Generative AI is hitting a hard cost wall: the latest foundational models people want do not get much cheaper per token, while tokens per task explode with reasoning, long contexts, and agents, so bills rise faster than value at the moment (Oct, 2025). Generative AI is running on thin margins and investor subsidy: many apps undercharge today to win market share, while most profit pools sit with model and cloud providers. Flat rate plans quietly subsidize power users, and usage based pricing still hurts when real outcomes need lots of compute.
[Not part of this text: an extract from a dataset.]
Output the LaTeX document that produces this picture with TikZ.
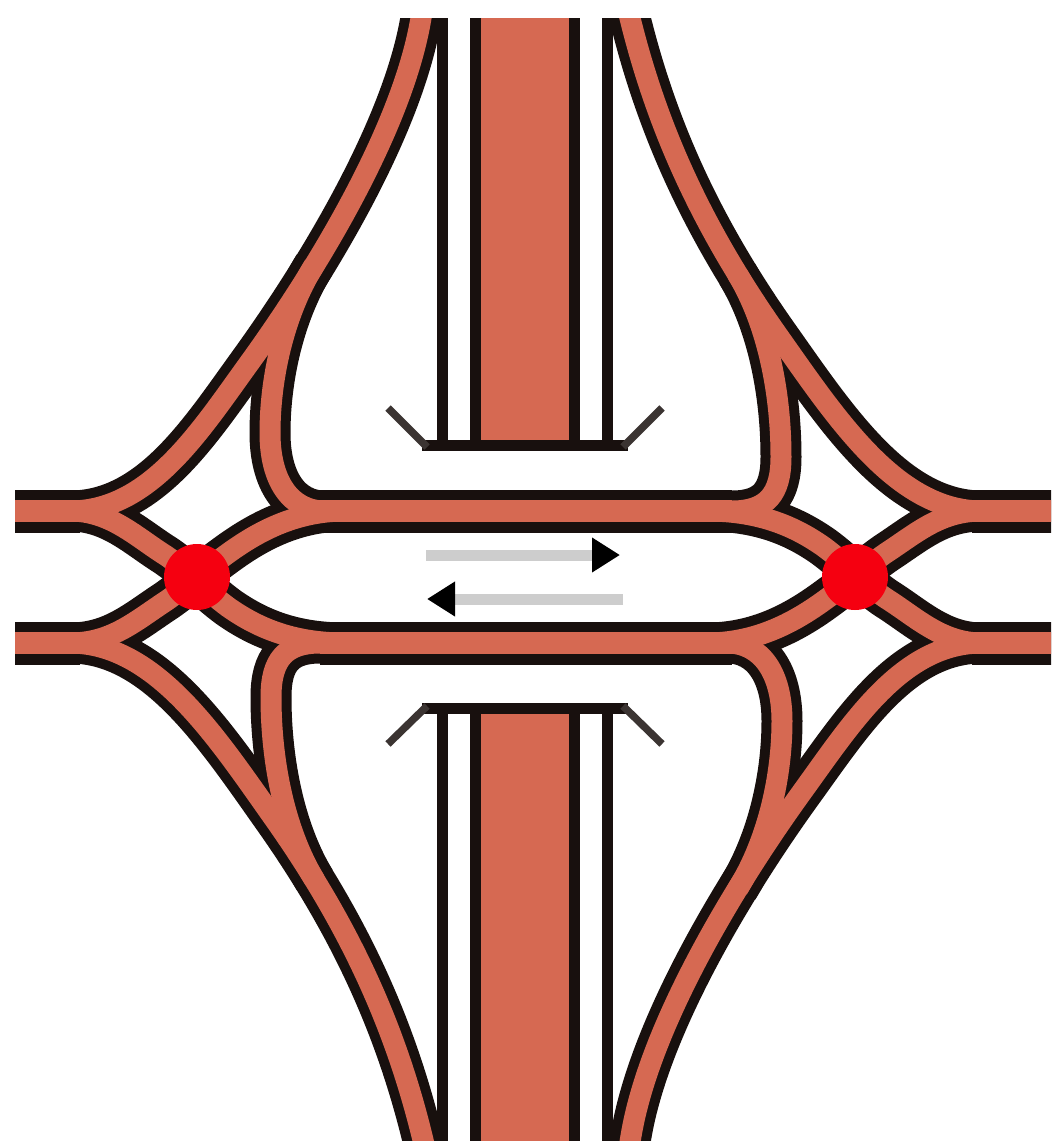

With compute spend surging, AI will not scale without strong cost awareness: estimation of per run costs, enforcing budgets and caps, routing most work to smaller models, escalating to foundational models only when success criteria truly require it.

This page offers an interactive way to simulate AI spend for mid-sized companies, estimate savings, optimize prompts, and explore costs with visual plots.

Key Takeaways:

API costs are token based, not per message, which makes budgeting confusing; you pay for both input and output tokens, and any chat history you resend counts too.
Official prices differ by model and by input versus output, and context limits cap how much text a single exchange can handle.
Reasoning models produce extra internal tokens during planning, so even as per token prices drop, total tokens per useful task often rise, pushing real costs up.
Example costs: short posts or product descriptions are very cheap on small or mini model variants, while long contexts and agent style workflows can become expensive quickly.
Track tokens, cap context, avoid resending full histories, and estimate cost per run to keep spend predictable.

Practical takeaway: use small or mini models for routine work, and escalate to reasoning or frontier models only when the task truly needs it.